The 1st article goes to the first day of the year commonly known as the “Jour de l’an. Yes, it is most likely a public holiday in most countries (excepted Ethiopia, Israel, China, etc.) but here is the French reason why.
January 1st hasn’t always been the first day of the year in France. It changed many times depending on popular beliefs, the Churches, the Eras, etc. During the Roman Era, it was March 1st. It’s only in 45 BCE that Julius Caesar fixed it to January 1st in reference to Janus, the two-face Roman God, guardian of the Doors from which one enters and exits. One face looks toward the past while the other looks toward the future. Perfect symbol for the day of transition between two years. It then changed for March 1st between 6 and 7 CE under the Venetian influence, to December 25th under Charlemagne in 9 CE, to Easter’s Saturday in 10 CE, etc.
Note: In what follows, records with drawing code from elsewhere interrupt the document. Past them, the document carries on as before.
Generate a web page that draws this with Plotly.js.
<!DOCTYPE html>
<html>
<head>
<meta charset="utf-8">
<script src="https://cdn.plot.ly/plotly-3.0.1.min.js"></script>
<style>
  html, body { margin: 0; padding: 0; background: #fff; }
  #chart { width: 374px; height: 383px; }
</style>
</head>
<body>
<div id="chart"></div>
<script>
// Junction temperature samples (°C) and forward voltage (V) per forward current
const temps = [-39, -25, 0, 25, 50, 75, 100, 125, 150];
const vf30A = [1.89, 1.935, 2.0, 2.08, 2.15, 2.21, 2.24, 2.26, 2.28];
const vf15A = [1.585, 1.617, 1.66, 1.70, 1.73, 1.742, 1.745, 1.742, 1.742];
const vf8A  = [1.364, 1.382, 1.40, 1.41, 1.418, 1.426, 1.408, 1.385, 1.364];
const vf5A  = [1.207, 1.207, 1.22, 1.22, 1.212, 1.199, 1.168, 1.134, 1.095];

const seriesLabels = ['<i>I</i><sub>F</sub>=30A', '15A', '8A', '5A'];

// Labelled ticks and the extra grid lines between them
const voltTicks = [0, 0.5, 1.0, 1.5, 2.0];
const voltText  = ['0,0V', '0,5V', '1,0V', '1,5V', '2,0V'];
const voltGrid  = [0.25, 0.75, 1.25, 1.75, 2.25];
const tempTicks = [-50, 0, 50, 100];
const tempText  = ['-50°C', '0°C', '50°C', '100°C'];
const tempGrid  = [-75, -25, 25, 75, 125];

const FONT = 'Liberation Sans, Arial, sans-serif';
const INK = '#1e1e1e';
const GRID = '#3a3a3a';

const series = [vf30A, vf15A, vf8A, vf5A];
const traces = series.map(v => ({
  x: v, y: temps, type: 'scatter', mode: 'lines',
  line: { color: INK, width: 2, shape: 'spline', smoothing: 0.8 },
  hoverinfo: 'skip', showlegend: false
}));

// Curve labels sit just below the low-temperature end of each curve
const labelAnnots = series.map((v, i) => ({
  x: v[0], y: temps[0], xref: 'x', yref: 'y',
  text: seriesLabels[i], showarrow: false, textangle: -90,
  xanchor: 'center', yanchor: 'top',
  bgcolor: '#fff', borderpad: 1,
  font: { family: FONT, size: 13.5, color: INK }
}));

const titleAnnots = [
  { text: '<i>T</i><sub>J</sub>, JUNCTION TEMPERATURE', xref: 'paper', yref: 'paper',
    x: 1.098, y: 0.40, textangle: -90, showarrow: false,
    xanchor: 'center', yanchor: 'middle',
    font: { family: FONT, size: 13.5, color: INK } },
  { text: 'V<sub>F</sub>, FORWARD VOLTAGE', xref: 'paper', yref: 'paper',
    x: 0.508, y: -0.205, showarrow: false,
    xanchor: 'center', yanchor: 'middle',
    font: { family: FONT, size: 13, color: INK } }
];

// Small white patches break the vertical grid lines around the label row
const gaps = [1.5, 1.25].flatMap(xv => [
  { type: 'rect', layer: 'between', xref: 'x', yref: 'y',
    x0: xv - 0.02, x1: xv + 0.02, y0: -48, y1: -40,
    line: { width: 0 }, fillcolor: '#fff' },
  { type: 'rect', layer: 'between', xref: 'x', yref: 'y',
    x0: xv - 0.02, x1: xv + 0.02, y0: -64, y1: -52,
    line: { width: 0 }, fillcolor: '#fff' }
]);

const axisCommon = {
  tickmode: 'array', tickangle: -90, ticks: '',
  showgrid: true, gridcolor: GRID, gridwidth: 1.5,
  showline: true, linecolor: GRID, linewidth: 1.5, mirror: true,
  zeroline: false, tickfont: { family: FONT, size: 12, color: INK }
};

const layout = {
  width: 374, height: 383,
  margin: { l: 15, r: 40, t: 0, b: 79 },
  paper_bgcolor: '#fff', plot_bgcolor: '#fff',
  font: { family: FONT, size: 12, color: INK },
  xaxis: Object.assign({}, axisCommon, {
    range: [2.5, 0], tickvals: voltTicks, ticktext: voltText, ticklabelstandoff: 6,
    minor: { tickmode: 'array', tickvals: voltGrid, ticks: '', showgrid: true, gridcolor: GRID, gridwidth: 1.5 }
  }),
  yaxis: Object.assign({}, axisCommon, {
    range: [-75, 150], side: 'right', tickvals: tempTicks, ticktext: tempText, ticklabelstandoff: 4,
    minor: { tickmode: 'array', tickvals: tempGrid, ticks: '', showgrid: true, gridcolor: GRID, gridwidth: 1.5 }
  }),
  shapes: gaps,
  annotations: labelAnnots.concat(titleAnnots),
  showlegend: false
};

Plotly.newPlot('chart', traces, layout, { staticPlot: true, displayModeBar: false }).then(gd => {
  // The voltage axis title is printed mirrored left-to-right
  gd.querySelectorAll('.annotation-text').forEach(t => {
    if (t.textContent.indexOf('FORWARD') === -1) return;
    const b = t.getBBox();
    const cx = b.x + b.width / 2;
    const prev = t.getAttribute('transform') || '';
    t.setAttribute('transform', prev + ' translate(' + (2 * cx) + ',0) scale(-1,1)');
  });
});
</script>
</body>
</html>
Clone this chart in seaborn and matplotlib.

In 1564, the French King Charles IX introduced the law that harmonized January 1st as the beginning of the year in his kingdom.
In 1582, Pope Gregory XIII expands the use of the same date to the catholic Europe through his Gregorian calendar. Then it changed a few more times until Napoleon brings it back to January 1st in 1806. However, it only became a legal holiday on March 23rd 1810 thanks to the Board of State who made it a popular tradition rather than a religious one.